▶ DIRECTIONS FOR THIS TASK
Starting with the first line of the listing, quote each line exactly until and including the one with "(0,0) rectangle (22.86,-15.4);", leaving pictures out.

==*==

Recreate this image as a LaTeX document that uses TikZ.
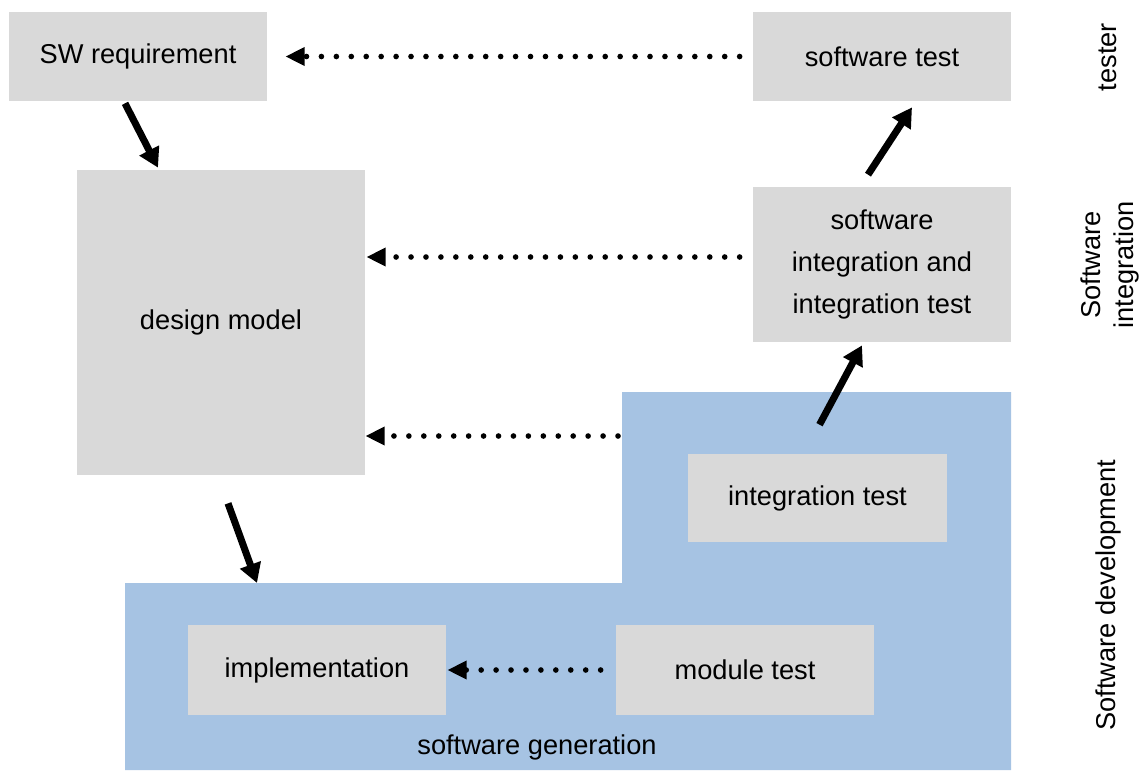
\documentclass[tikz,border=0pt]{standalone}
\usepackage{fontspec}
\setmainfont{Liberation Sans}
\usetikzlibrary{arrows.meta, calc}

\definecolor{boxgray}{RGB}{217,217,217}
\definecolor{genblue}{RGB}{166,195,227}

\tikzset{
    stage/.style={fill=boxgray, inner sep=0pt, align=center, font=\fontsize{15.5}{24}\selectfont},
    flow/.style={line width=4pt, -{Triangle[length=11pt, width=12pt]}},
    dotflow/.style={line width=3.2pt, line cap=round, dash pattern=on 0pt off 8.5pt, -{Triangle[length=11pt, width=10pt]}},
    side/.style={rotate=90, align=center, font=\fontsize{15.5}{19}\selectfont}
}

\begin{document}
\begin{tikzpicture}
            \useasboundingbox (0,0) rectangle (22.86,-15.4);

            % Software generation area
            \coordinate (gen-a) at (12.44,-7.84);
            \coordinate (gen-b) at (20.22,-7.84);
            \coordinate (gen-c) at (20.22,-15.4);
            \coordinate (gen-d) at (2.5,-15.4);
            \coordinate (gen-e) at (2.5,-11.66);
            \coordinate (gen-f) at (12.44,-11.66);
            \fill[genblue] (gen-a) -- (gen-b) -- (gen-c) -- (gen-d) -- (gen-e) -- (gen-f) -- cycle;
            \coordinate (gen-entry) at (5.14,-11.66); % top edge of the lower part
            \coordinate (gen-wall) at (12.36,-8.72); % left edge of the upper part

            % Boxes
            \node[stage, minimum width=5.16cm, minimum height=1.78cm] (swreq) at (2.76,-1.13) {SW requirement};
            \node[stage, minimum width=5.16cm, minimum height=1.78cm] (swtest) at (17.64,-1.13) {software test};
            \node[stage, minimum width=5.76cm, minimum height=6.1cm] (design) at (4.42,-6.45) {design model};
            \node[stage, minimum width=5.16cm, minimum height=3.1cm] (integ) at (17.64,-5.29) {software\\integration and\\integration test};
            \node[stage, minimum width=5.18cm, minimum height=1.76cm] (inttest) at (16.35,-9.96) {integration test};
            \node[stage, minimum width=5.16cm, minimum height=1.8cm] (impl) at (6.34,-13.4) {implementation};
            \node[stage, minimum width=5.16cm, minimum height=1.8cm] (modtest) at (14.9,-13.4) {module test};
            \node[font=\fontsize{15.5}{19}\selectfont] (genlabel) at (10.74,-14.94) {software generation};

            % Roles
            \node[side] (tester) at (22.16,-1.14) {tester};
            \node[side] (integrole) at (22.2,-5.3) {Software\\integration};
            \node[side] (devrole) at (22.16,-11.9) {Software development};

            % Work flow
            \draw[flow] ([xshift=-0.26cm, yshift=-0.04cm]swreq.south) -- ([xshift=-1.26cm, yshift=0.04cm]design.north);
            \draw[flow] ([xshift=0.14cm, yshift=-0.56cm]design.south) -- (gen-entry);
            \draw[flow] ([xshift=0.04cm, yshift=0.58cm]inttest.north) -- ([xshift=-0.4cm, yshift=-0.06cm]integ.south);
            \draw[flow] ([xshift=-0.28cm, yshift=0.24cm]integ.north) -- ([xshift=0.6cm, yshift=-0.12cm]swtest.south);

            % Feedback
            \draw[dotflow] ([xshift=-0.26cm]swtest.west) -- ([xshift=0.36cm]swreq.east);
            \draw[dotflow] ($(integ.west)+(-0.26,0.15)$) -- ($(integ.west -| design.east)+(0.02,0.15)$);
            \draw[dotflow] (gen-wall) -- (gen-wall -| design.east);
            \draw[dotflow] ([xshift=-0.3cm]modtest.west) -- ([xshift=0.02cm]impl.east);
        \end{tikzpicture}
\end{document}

==*==

▶ RIGHT ANSWER
Recreate this image as a LaTeX document that uses TikZ.
\documentclass[tikz,border=0pt]{standalone}
\usepackage{fontspec}
\setmainfont{Liberation Sans}
\usetikzlibrary{arrows.meta, calc}

\definecolor{boxgray}{RGB}{217,217,217}
\definecolor{genblue}{RGB}{166,195,227}

\tikzset{
    stage/.style={fill=boxgray, inner sep=0pt, align=center, font=\fontsize{15.5}{24}\selectfont},
    flow/.style={line width=4pt, -{Triangle[length=11pt, width=12pt]}},
    dotflow/.style={line width=3.2pt, line cap=round, dash pattern=on 0pt off 8.5pt, -{Triangle[length=11pt, width=10pt]}},
    side/.style={rotate=90, align=center, font=\fontsize{15.5}{19}\selectfont}
}

\begin{document}
\begin{tikzpicture}
            \useasboundingbox (0,0) rectangle (22.86,-15.4);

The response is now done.